Do this
Please print exactly the lines below, from the start of the material up to and including the line with "of hd3] (bd3)", but none of the pictures.

═════ Recorded information

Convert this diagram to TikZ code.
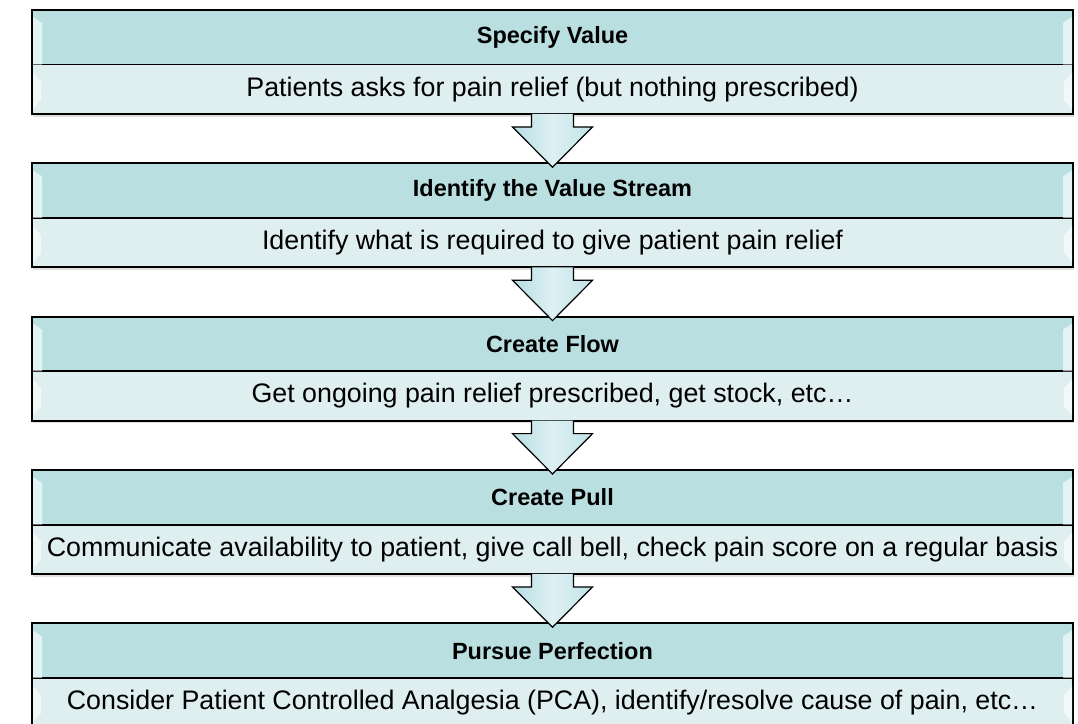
\documentclass[tikz,border=0pt]{standalone}
\usepackage{fontspec}
\setmainfont{Liberation Sans}
\usetikzlibrary{positioning,calc,shadows}
\definecolor{headBlue}{HTML}{BADFE1}
\definecolor{bodyBlue}{HTML}{DFEEEF}
\definecolor{arrowBlue}{HTML}{B5DEE3}

\begin{document}
\begin{tikzpicture}[x=0.75pt,y=-0.75pt]

\tikzstyle{head}=[draw, line width=1.3pt, fill=headBlue, minimum width=780.75pt,
    minimum height=41pt, inner sep=0pt, outer sep=0pt,
    font=\fontsize{17.6}{20}\selectfont\bfseries,
    drop shadow={opacity=0.25,shadow xshift=1pt,shadow yshift=-2pt}]
\tikzstyle{body}=[head, fill=bodyBlue, minimum height=37pt,
    font=\fontsize{20.1}{22}\selectfont]
\tikzstyle{gloss}=[fill=white, fill opacity=0.6, draw=none]
\tikzstyle{blockArrow}=[draw, line width=0.9pt, line join=miter,
    left color=arrowBlue, right color=arrowBlue!85,
    middle color=white!55!arrowBlue]

\useasboundingbox (0,0) rectangle (1078,724);

\node[head] (hd1) at (552.5,37.3) {Specify Value};
\node[body,below=0pt of hd1] (bd1) {Patients asks for pain relief (but nothing prescribed)};

\node[head,below=37pt of bd1] (hd2) {Identify the Value Stream};
\node[body,below=0pt of hd2] (bd2) {Identify what is required to give patient pain relief};

\node[head,below=37pt of bd2] (hd3) {Create Flow};
\node[body,below=0pt of hd3] (bd3) {Get ongoing pain relief prescribed, get stock, etc…};

\node[head,below=37pt of bd3] (hd4) {Create Pull};
\node[body,below=0pt of hd4] (bd4) {Communicate availability to patient, give call bell, check pain score on a regular basis};

\node[head,below=37pt of bd4] (hd5) {Pursue Perfection};
\node[body,below=0pt of hd5] (bd5) {Consider Patient Controlled Analgesia (PCA), identify/resolve cause of pain, etc…};

% bevel highlights on both ends
\foreach \n in {1,...,5} {
    \fill[gloss] ($(hd\n.north west)+(1,7)$) -- ++(9,6) -- ($(hd\n.south west)+(10,0)$) -- ($(hd\n.south west)+(1,0)$) -- cycle;
    \fill[gloss] ($(hd\n.north east)+(-1,7)$) -- ++(-9,6) -- ($(hd\n.south east)+(-10,0)$) -- ($(hd\n.south east)+(-1,0)$) -- cycle;
    \fill[gloss] ($(bd\n.north west)+(1,8)$) -- ++(8,9) -- ($(bd\n.south west)+(9,-14)$) -- ($(bd\n.south west)+(1,-5)$) -- cycle;
    \fill[gloss] ($(bd\n.north east)+(-1,8)$) -- ++(-8,9) -- ($(bd\n.south east)+(-9,-14)$) -- ($(bd\n.south east)+(-1,-5)$) -- cycle;
}

\foreach \a/\b in {bd1/hd2,bd2/hd3,bd3/hd4,bd4/hd5}
    \draw[blockArrow] ($(\a.south)+(-21,0)$) -- ++(0,13) -- ++(-19,0) -- ($(\b.north)+(0,4)$)
        -- ($(\a.south)+(40,13)$) -- ++(-19,0) -- ++(0,-13);

\end{tikzpicture}
\end{document}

══════════

Solution to this problem
Convert this diagram to TikZ code.
\documentclass[tikz,border=0pt]{standalone}
\usepackage{fontspec}
\setmainfont{Liberation Sans}
\usetikzlibrary{positioning,calc,shadows}
\definecolor{headBlue}{HTML}{BADFE1}
\definecolor{bodyBlue}{HTML}{DFEEEF}
\definecolor{arrowBlue}{HTML}{B5DEE3}

\begin{document}
\begin{tikzpicture}[x=0.75pt,y=-0.75pt]

\tikzstyle{head}=[draw, line width=1.3pt, fill=headBlue, minimum width=780.75pt,
    minimum height=41pt, inner sep=0pt, outer sep=0pt,
    font=\fontsize{17.6}{20}\selectfont\bfseries,
    drop shadow={opacity=0.25,shadow xshift=1pt,shadow yshift=-2pt}]
\tikzstyle{body}=[head, fill=bodyBlue, minimum height=37pt,
    font=\fontsize{20.1}{22}\selectfont]
\tikzstyle{gloss}=[fill=white, fill opacity=0.6, draw=none]
\tikzstyle{blockArrow}=[draw, line width=0.9pt, line join=miter,
    left color=arrowBlue, right color=arrowBlue!85,
    middle color=white!55!arrowBlue]

\useasboundingbox (0,0) rectangle (1078,724);

\node[head] (hd1) at (552.5,37.3) {Specify Value};
\node[body,below=0pt of hd1] (bd1) {Patients asks for pain relief (but nothing prescribed)};

\node[head,below=37pt of bd1] (hd2) {Identify the Value Stream};
\node[body,below=0pt of hd2] (bd2) {Identify what is required to give patient pain relief};

\node[head,below=37pt of bd2] (hd3) {Create Flow};
\node[body,below=0pt of hd3] (bd3) {Get ongoing pain relief prescribed, get stock, etc…};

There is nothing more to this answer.